Saturday 7 October 2017

The Greater Good

In human history, does any single organization work for the benefit of everyone, not just in the interests of a particular group?

In Poul Anderson's Technic History:

the Polesotechnic League serves the mutual interests of its member companies;

the Terran Empire is defensive and does not represent the whole of humanity;

the Commonalty serves paying planetary governments in one spiral arm.

Anderson's earlier Psychotechnic History shows several successive organizations serving humanity as a whole:

under the UN world government, the Psychotechnic Institute and the Un-men;
in the Solar Union, the Order of Planetary Engineers;
in the Stellar Union, the Coordination Service;
in Galactic civilization, psychotechnicians.

There is obvious continuity between United Nations, Solar Union and Stellar Union although the Second Dark Ages separate the Solar and Stellar Unions;

psychotechnics links the Psychotechnic Institute to the Order of Planetary Engingeers;

Coordinators link the Order to early interstellar exploration, then to the Coordination Service;

the Nomads link the Coordinators to the Galactic psychotechnicians.
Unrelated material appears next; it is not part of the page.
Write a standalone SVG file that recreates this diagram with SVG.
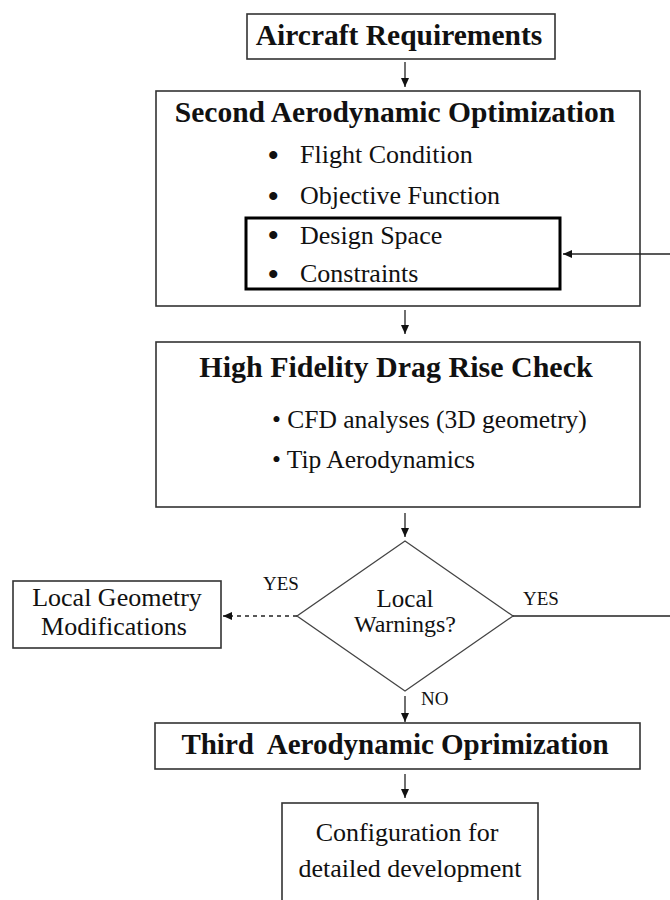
<svg xmlns="http://www.w3.org/2000/svg" width="670" height="900" viewBox="0 0 670 900">
<defs>
<marker id="ah" markerUnits="userSpaceOnUse" markerWidth="9" markerHeight="8" refX="9" refY="4" orient="auto">
<path d="M0,0 L9,4 L0,8 z" fill="#111"/>
</marker>
<style>
.box{fill:#fff;stroke:#333;stroke-width:1.6}
.thick{fill:none;stroke:#000;stroke-width:3}
.t{font-family:"Liberation Serif","Times New Roman",Times,serif;fill:#111}
.b{font-weight:bold}
.c{text-anchor:middle}
.dot{font-family:"Liberation Serif","Times New Roman",Times,serif;font-size:30px;font-weight:bold;fill:#111}
.con{fill:none;stroke:#222;stroke-width:1.3}
.arr{marker-end:url(#ah)}
</style>
</defs>
<rect width="670" height="900" fill="#fff"/>

<g id="aircraft-requirements">
<rect class="box" x="247" y="14" width="308" height="45"/>
<text class="t b c" x="399" y="45" font-size="29.5">Aircraft Requirements</text>
</g>

<g id="second-optimization">
<rect class="box" x="156" y="91" width="484" height="215"/>
<text class="t b c" x="395" y="122" font-size="29.5">Second Aerodynamic Optimization</text>
<text class="dot" x="268" y="165">•</text>
<text class="t" x="300" y="163" font-size="26">Flight Condition</text>
<text class="dot" x="268" y="206">•</text>
<text class="t" x="300" y="204" font-size="26">Objective Function</text>
<rect class="thick" x="246" y="218" width="314" height="71"/>
<text class="dot" x="268" y="245">•</text>
<text class="t" x="300" y="244" font-size="26">Design Space</text>
<text class="dot" x="268" y="284">•</text>
<text class="t" x="300" y="282" font-size="26">Constraints</text>
</g>

<g id="high-fidelity-check">
<rect class="box" x="156" y="342" width="484" height="165"/>
<text class="t b c" x="396" y="377" font-size="30">High Fidelity Drag Rise Check</text>
<text class="t" x="272" y="428" font-size="25.5">• CFD analyses (3D geometry)</text>
<text class="t" x="272" y="468" font-size="25.5">• Tip Aerodynamics</text>
</g>

<g id="local-warnings">
<polygon points="405,541 513,616 405,691 297,616" fill="#fff" stroke="#444" stroke-width="1.3"/>
<text class="t c" x="405" y="607" font-size="25">Local</text>
<text class="t c" x="405" y="632" font-size="24">Warnings?</text>
</g>

<g id="local-geometry">
<rect class="box" x="13" y="581" width="208" height="67"/>
<text class="t c" x="117" y="606" font-size="26">Local Geometry</text>
<text class="t c" x="114" y="635" font-size="26">Modifications</text>
</g>

<g id="third-optimization">
<rect class="box" x="155" y="723" width="485" height="46"/>
<text class="t b c" x="395" y="754" font-size="29" style="white-space:pre">Third  Aerodynamic Oprimization</text>
</g>

<g id="configuration">
<rect class="box" x="282" y="803" width="256" height="110"/>
<text class="t c" x="407" y="841" font-size="26">Configuration for</text>
<text class="t c" x="410" y="877" font-size="26">detailed development</text>
</g>

<g id="connectors">
<line class="con arr" x1="405" y1="62" x2="405" y2="87"/>
<line class="con arr" x1="405" y1="310" x2="405" y2="334"/>
<line class="con arr" x1="405" y1="513" x2="405" y2="537"/>
<line class="con arr" x1="405" y1="696" x2="405" y2="722"/>
<line class="con arr" x1="405" y1="774" x2="405" y2="798"/>
<line class="con arr" x1="670" y1="254" x2="563" y2="254"/>
<line class="con" x1="513" y1="616" x2="670" y2="616"/>
<line class="con arr" x1="297" y1="616" x2="223" y2="616" stroke-dasharray="4,4"/>
<text class="t" x="263" y="590" font-size="19">YES</text>
<text class="t" x="523" y="605" font-size="19">YES</text>
<text class="t" x="421" y="705" font-size="19">NO</text>
</g>
</svg>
Thus, there is long term historical continuity despite the lack of any single surviving organization and even though the Order is at one stage obliged to oppose an exiled remnant of the outlawed Psychotechnic Institute.

2 comments:

S.M. Stirling said...

Humans evolved as creatures of the clan and tribe. That's why so many ethnonyms translate as "The Friends" (as opposed to everyone else, "the Enemy") or "The People" (as opposed to all you Not Really People).

Being behaviorally flexible, humans can expand this sense of belonging; but the further you stretch it, the less stable it becomes.

Sean M. Brooks said...

Kaor, Paul!

And my belief that working for one's selfish interests can also be beneficial to many others by selling them goods and services they want or need at affordable prices. That is part of the genius of free enterprise economics, after all!

And the Terran Empire never claimed to represent or govern all mankind. Compared to the grandiose ambitions of Merseia, its aspirations were downright MODEST.

And I'm skeptical of any organization or institution which claims to ONLY serve mankind. Esp. gov'ts and states. Too often they end up becoming tyrannical and oppressive. I far prefer the Terran Empire, which never had any ambitions about immanentizing the eschaton to Merseia, which in effect did have such dreams.